====== PROVIDED MATERIAL ======

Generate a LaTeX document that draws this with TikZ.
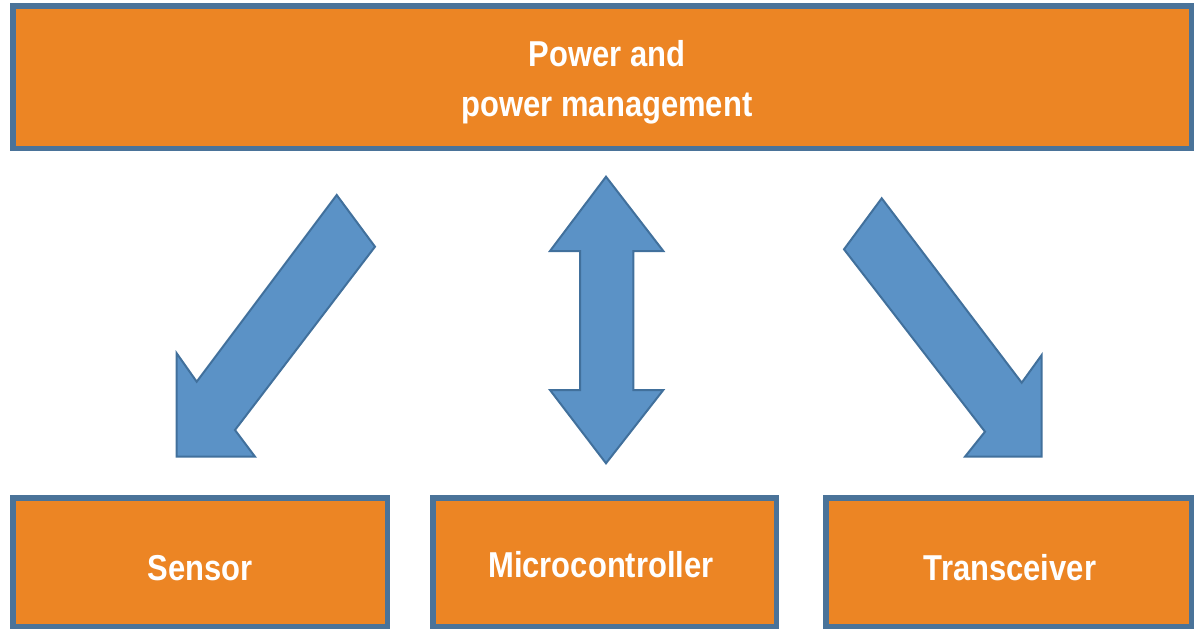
\documentclass[tikz,border=0pt]{standalone}
\usepackage{fontspec}
\newfontfamily\lblfont{Liberation Sans}[FakeStretch=0.86]
\definecolor{boxorange}{HTML}{EC8524}
\definecolor{boxborder}{HTML}{4A7399}
\definecolor{arrowfill}{HTML}{5B92C6}
\definecolor{arrowborder}{HTML}{41709C}
\tikzset{
  blockbox/.style={draw=boxborder, fill=boxorange, line width=5.5pt, rectangle, inner sep=0pt},
  lbl/.style={text=white, font=\lblfont\bfseries\fontsize{36}{50}\selectfont, inner sep=0pt, anchor=base},
  blockarrow/.style={draw=arrowborder, fill=arrowfill, line width=2pt, line join=miter}
}
\begin{document}
\begin{tikzpicture}[x=1pt,y=-1pt]
\useasboundingbox (0,0) rectangle (1194,629);
% boxes
\node[blockbox, minimum width=1178.5pt, minimum height=142.5pt] (pm) at (602,77) {};
\node[blockbox, minimum width=374.5pt, minimum height=128.5pt] (sen) at (200,562) {};
\node[blockbox, minimum width=343.5pt, minimum height=128.5pt] (mcu) at (604.5,562) {};
\node[blockbox, minimum width=365.5pt, minimum height=128.5pt] (trx) at (1008.5,562) {};
% labels
\node[lbl] (pmt1) at (607,66.7) {Power and};
\node[lbl] (pmt2) at (607,116.7) {power management};
\node[lbl] (sent) at (200,580) {Sensor};
\node[lbl] (mcut) at (601,577) {Microcontroller};
\node[lbl] (trxt) at (1010,580) {Transceiver};
% block arrows
\draw[blockarrow] (336.7,195) -- (375,246.7) -- (235,430) -- (255,456.7) -- (176.7,456.7) -- (176.7,353.3) -- (196.7,381.7) -- cycle;
\draw[blockarrow] (606,176.7) -- (663.3,251) -- (633.3,251) -- (633.3,390) -- (663.3,390) -- (606,463.3) -- (550,390) -- (580,390) -- (580,251) -- (550,251) -- cycle;
\draw[blockarrow] (881.7,198.3) -- (844,249.3) -- (985,431.7) -- (965,456.7) -- (1041.7,456.7) -- (1041.7,355) -- (1021.7,382.7) -- cycle;
\end{tikzpicture}
\end{document}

======

TASK BRIEF ▸
Write the listing above out again exactly, dropping each image.

WORKED SOLUTION ▸
Generate a LaTeX document that draws this with TikZ.
\documentclass[tikz,border=0pt]{standalone}
\usepackage{fontspec}
\newfontfamily\lblfont{Liberation Sans}[FakeStretch=0.86]
\definecolor{boxorange}{HTML}{EC8524}
\definecolor{boxborder}{HTML}{4A7399}
\definecolor{arrowfill}{HTML}{5B92C6}
\definecolor{arrowborder}{HTML}{41709C}
\tikzset{
  blockbox/.style={draw=boxborder, fill=boxorange, line width=5.5pt, rectangle, inner sep=0pt},
  lbl/.style={text=white, font=\lblfont\bfseries\fontsize{36}{50}\selectfont, inner sep=0pt, anchor=base},
  blockarrow/.style={draw=arrowborder, fill=arrowfill, line width=2pt, line join=miter}
}
\begin{document}
\begin{tikzpicture}[x=1pt,y=-1pt]
\useasboundingbox (0,0) rectangle (1194,629);
% boxes
\node[blockbox, minimum width=1178.5pt, minimum height=142.5pt] (pm) at (602,77) {};
\node[blockbox, minimum width=374.5pt, minimum height=128.5pt] (sen) at (200,562) {};
\node[blockbox, minimum width=343.5pt, minimum height=128.5pt] (mcu) at (604.5,562) {};
\node[blockbox, minimum width=365.5pt, minimum height=128.5pt] (trx) at (1008.5,562) {};
% labels
\node[lbl] (pmt1) at (607,66.7) {Power and};
\node[lbl] (pmt2) at (607,116.7) {power management};
\node[lbl] (sent) at (200,580) {Sensor};
\node[lbl] (mcut) at (601,577) {Microcontroller};
\node[lbl] (trxt) at (1010,580) {Transceiver};
% block arrows
\draw[blockarrow] (336.7,195) -- (375,246.7) -- (235,430) -- (255,456.7) -- (176.7,456.7) -- (176.7,353.3) -- (196.7,381.7) -- cycle;
\draw[blockarrow] (606,176.7) -- (663.3,251) -- (633.3,251) -- (633.3,390) -- (663.3,390) -- (606,463.3) -- (550,390) -- (580,390) -- (580,251) -- (550,251) -- cycle;
\draw[blockarrow] (881.7,198.3) -- (844,249.3) -- (985,431.7) -- (965,456.7) -- (1041.7,456.7) -- (1041.7,355) -- (1021.7,382.7) -- cycle;
\end{tikzpicture}
\end{document}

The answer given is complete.